### The request
Give the data below again exactly as it stands. Omit the pictures.
* Start Data extract *
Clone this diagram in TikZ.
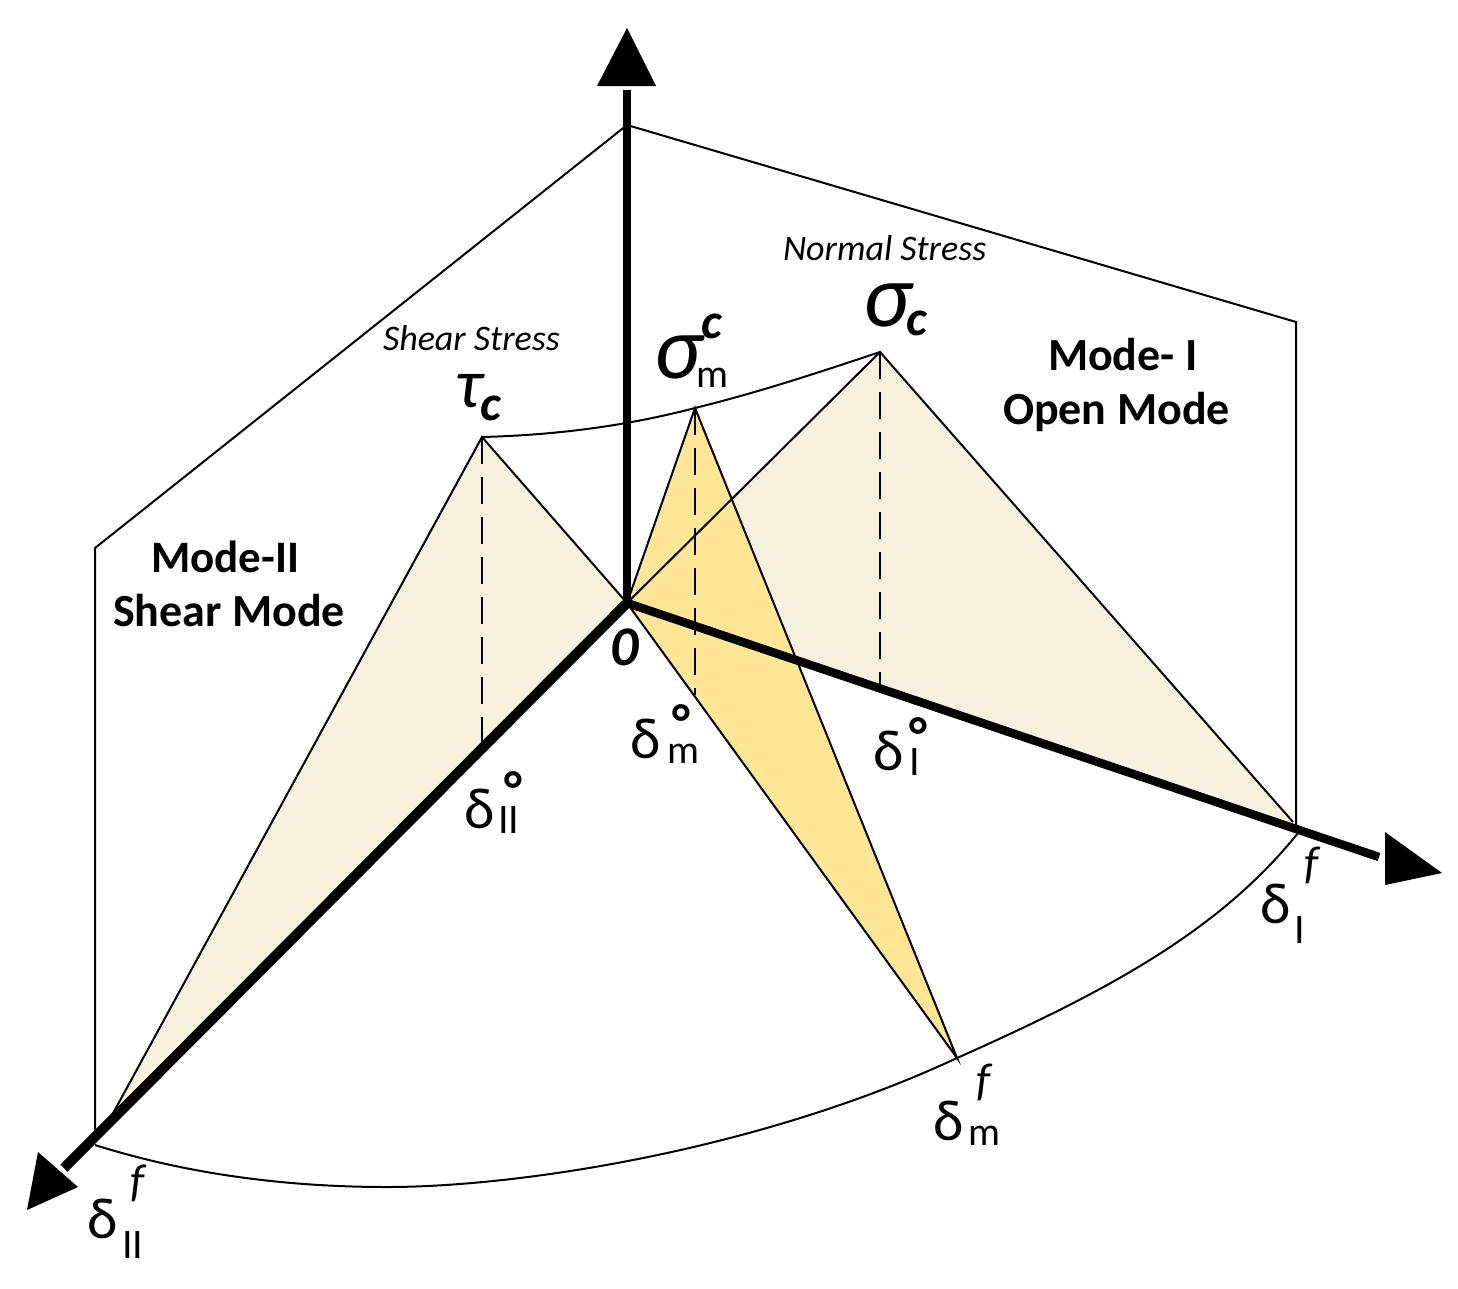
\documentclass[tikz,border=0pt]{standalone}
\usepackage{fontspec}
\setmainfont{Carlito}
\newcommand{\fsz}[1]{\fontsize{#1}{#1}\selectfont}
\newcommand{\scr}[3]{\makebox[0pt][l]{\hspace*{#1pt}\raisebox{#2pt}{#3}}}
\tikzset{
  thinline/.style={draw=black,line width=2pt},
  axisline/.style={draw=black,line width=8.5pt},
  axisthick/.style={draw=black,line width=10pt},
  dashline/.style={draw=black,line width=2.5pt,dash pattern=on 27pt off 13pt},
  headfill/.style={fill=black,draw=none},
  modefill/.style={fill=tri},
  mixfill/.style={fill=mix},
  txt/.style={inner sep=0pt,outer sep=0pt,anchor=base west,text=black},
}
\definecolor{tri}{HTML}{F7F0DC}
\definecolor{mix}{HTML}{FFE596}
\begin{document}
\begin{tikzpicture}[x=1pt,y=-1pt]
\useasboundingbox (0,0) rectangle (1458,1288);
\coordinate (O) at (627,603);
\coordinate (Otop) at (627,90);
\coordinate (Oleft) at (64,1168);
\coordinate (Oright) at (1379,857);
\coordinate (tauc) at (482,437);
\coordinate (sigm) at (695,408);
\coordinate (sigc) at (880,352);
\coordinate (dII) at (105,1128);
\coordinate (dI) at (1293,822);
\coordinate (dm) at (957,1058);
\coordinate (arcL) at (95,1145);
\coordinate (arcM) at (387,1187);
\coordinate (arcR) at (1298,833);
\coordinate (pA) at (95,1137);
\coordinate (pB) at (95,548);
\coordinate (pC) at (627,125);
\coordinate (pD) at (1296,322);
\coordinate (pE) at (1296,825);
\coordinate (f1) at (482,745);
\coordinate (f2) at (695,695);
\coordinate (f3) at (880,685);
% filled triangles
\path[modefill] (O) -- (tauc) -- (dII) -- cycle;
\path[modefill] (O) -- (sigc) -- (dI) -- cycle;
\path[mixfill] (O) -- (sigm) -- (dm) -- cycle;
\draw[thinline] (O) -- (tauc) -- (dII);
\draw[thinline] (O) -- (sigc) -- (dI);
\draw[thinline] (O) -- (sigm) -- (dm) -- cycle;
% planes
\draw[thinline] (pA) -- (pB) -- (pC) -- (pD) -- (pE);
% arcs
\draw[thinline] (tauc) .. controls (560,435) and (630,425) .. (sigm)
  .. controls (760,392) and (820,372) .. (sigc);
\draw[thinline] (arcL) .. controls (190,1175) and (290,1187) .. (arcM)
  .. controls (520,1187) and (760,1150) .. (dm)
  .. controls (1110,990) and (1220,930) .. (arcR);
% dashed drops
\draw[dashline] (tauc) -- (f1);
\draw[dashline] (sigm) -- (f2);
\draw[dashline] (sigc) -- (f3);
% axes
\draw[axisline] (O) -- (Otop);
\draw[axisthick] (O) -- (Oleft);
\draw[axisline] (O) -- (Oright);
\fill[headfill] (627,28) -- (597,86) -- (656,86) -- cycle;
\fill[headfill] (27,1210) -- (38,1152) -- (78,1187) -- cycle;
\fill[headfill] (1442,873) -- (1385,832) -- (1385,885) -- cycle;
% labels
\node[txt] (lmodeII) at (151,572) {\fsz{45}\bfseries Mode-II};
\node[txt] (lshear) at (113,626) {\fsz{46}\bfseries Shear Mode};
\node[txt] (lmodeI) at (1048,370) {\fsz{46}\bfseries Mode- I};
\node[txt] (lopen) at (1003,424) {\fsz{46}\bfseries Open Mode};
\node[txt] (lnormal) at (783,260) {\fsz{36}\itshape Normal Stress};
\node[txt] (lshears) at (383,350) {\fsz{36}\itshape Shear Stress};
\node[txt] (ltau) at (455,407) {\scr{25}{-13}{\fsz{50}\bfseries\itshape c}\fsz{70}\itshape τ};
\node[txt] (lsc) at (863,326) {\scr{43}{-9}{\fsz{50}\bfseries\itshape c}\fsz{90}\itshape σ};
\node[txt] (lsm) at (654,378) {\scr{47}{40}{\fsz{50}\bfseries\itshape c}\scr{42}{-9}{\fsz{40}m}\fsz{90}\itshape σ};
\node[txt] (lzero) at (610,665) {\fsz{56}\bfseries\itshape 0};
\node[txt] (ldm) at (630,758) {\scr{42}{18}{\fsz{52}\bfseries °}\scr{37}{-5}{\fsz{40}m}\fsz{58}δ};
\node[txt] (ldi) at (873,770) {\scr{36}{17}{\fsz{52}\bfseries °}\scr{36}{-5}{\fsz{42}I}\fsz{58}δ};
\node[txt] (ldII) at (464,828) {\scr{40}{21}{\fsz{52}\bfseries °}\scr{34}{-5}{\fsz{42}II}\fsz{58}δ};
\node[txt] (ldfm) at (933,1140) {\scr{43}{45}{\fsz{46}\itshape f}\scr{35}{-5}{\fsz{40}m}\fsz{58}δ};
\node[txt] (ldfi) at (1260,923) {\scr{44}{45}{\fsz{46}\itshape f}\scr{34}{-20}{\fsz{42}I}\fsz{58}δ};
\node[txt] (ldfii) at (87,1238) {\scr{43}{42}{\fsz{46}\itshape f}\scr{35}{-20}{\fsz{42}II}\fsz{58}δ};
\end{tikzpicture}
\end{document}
* End Data extract *
### Completed task
Clone this diagram in TikZ.
\documentclass[tikz,border=0pt]{standalone}
\usepackage{fontspec}
\setmainfont{Carlito}
\newcommand{\fsz}[1]{\fontsize{#1}{#1}\selectfont}
\newcommand{\scr}[3]{\makebox[0pt][l]{\hspace*{#1pt}\raisebox{#2pt}{#3}}}
\tikzset{
  thinline/.style={draw=black,line width=2pt},
  axisline/.style={draw=black,line width=8.5pt},
  axisthick/.style={draw=black,line width=10pt},
  dashline/.style={draw=black,line width=2.5pt,dash pattern=on 27pt off 13pt},
  headfill/.style={fill=black,draw=none},
  modefill/.style={fill=tri},
  mixfill/.style={fill=mix},
  txt/.style={inner sep=0pt,outer sep=0pt,anchor=base west,text=black},
}
\definecolor{tri}{HTML}{F7F0DC}
\definecolor{mix}{HTML}{FFE596}
\begin{document}
\begin{tikzpicture}[x=1pt,y=-1pt]
\useasboundingbox (0,0) rectangle (1458,1288);
\coordinate (O) at (627,603);
\coordinate (Otop) at (627,90);
\coordinate (Oleft) at (64,1168);
\coordinate (Oright) at (1379,857);
\coordinate (tauc) at (482,437);
\coordinate (sigm) at (695,408);
\coordinate (sigc) at (880,352);
\coordinate (dII) at (105,1128);
\coordinate (dI) at (1293,822);
\coordinate (dm) at (957,1058);
\coordinate (arcL) at (95,1145);
\coordinate (arcM) at (387,1187);
\coordinate (arcR) at (1298,833);
\coordinate (pA) at (95,1137);
\coordinate (pB) at (95,548);
\coordinate (pC) at (627,125);
\coordinate (pD) at (1296,322);
\coordinate (pE) at (1296,825);
\coordinate (f1) at (482,745);
\coordinate (f2) at (695,695);
\coordinate (f3) at (880,685);
% filled triangles
\path[modefill] (O) -- (tauc) -- (dII) -- cycle;
\path[modefill] (O) -- (sigc) -- (dI) -- cycle;
\path[mixfill] (O) -- (sigm) -- (dm) -- cycle;
\draw[thinline] (O) -- (tauc) -- (dII);
\draw[thinline] (O) -- (sigc) -- (dI);
\draw[thinline] (O) -- (sigm) -- (dm) -- cycle;
% planes
\draw[thinline] (pA) -- (pB) -- (pC) -- (pD) -- (pE);
% arcs
\draw[thinline] (tauc) .. controls (560,435) and (630,425) .. (sigm)
  .. controls (760,392) and (820,372) .. (sigc);
\draw[thinline] (arcL) .. controls (190,1175) and (290,1187) .. (arcM)
  .. controls (520,1187) and (760,1150) .. (dm)
  .. controls (1110,990) and (1220,930) .. (arcR);
% dashed drops
\draw[dashline] (tauc) -- (f1);
\draw[dashline] (sigm) -- (f2);
\draw[dashline] (sigc) -- (f3);
% axes
\draw[axisline] (O) -- (Otop);
\draw[axisthick] (O) -- (Oleft);
\draw[axisline] (O) -- (Oright);
\fill[headfill] (627,28) -- (597,86) -- (656,86) -- cycle;
\fill[headfill] (27,1210) -- (38,1152) -- (78,1187) -- cycle;
\fill[headfill] (1442,873) -- (1385,832) -- (1385,885) -- cycle;
% labels
\node[txt] (lmodeII) at (151,572) {\fsz{45}\bfseries Mode-II};
\node[txt] (lshear) at (113,626) {\fsz{46}\bfseries Shear Mode};
\node[txt] (lmodeI) at (1048,370) {\fsz{46}\bfseries Mode- I};
\node[txt] (lopen) at (1003,424) {\fsz{46}\bfseries Open Mode};
\node[txt] (lnormal) at (783,260) {\fsz{36}\itshape Normal Stress};
\node[txt] (lshears) at (383,350) {\fsz{36}\itshape Shear Stress};
\node[txt] (ltau) at (455,407) {\scr{25}{-13}{\fsz{50}\bfseries\itshape c}\fsz{70}\itshape τ};
\node[txt] (lsc) at (863,326) {\scr{43}{-9}{\fsz{50}\bfseries\itshape c}\fsz{90}\itshape σ};
\node[txt] (lsm) at (654,378) {\scr{47}{40}{\fsz{50}\bfseries\itshape c}\scr{42}{-9}{\fsz{40}m}\fsz{90}\itshape σ};
\node[txt] (lzero) at (610,665) {\fsz{56}\bfseries\itshape 0};
\node[txt] (ldm) at (630,758) {\scr{42}{18}{\fsz{52}\bfseries °}\scr{37}{-5}{\fsz{40}m}\fsz{58}δ};
\node[txt] (ldi) at (873,770) {\scr{36}{17}{\fsz{52}\bfseries °}\scr{36}{-5}{\fsz{42}I}\fsz{58}δ};
\node[txt] (ldII) at (464,828) {\scr{40}{21}{\fsz{52}\bfseries °}\scr{34}{-5}{\fsz{42}II}\fsz{58}δ};
\node[txt] (ldfm) at (933,1140) {\scr{43}{45}{\fsz{46}\itshape f}\scr{35}{-5}{\fsz{40}m}\fsz{58}δ};
\node[txt] (ldfi) at (1260,923) {\scr{44}{45}{\fsz{46}\itshape f}\scr{34}{-20}{\fsz{42}I}\fsz{58}δ};
\node[txt] (ldfii) at (87,1238) {\scr{43}{42}{\fsz{46}\itshape f}\scr{35}{-20}{\fsz{42}II}\fsz{58}δ};
\end{tikzpicture}
\end{document}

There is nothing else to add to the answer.